Sep. 1st, 2025 08:54 pm
radiantfracture: Beadwork bunny head (Default)
[personal profile] radiantfracture
Autumn Day
Rainer Maria Rilke
Translated by Stephen Mitchell


Lord, it is time. The huge summer has gone by.
Now overlap the sundials with your shadows
and on the meadows let the wind go free.

Command the fruits to swell on tree and vine:
grant them a few more warm transparent days,
urge them on to fulfillment then, and press
the final sweetness into the heavy wine.

Whoever has no house now, will never have one
whoever is alone will stay alone,
will sit, read, write long letters through the evening
and wander on the boulevards up and down,
restlessly, while the dry leaves are blowing.

* * * * * *

What is it that brings me back to this poem every year, other than the wish to offer some sort of honour to the world in its cycles? (And to poetry.)

Rilke was intolerably self-indulgent in a number of ways, but nobody ever wrote the pure grief of existence so well. I suppose I mean that he was probably depressed and so am I.

Here's what I like: that the opening address is to the creator, and is either an acknowledgement and submission, or a gentle reminder, or both.
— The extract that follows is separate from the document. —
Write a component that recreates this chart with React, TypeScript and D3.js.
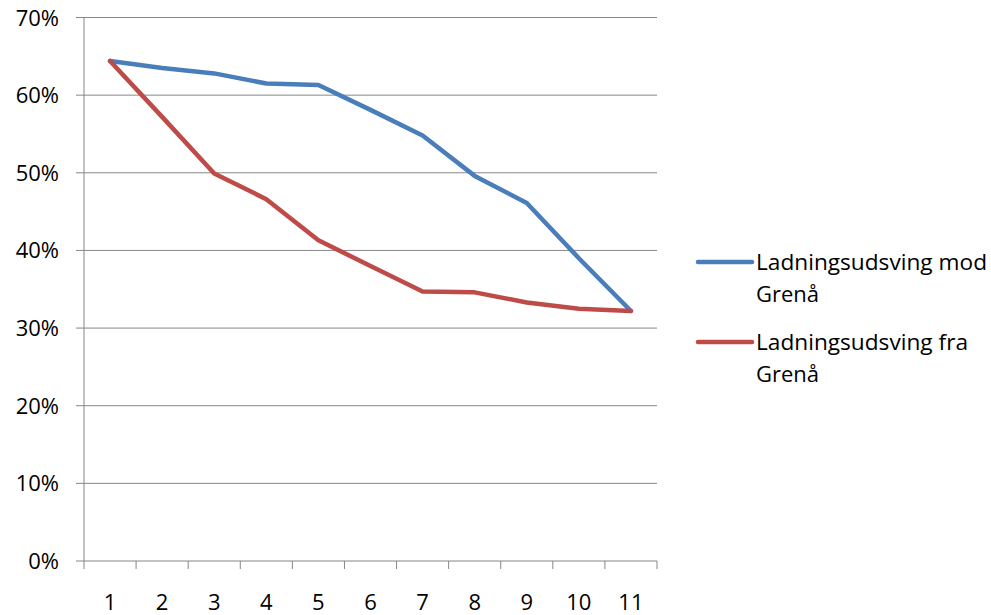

I like -- and I don't know where or with whom this device originates, but it is beloved of many modern poets, including me (the psalms? does it come from the psalms?) -- the way the speaker exhorts everything to do what it would do anyway. His will is irrelevant to the vine and the wind, but that makes his instructions a kind of radical acceptance -- I enter so completely into the wish for things to be exactly as they are, as they are intended to be, even as they wound me with their beauty and their ephemerality, that my will becomes identical with their actions.

And the turn of course, between the radiant second stanza and the stark third; from the fruit as almost heroes of the journey into wine, to the "whoever" who seems to have no place in harvest or celebration, but is already among the dry leaves.

It is, as they say, me: "whoever" is me. I wish I wrote long letters. Rilke's journals and letters are extraordinary. I wish I had some consolation for you now other than the world, but so far as I can see there never was any consolation other than the world.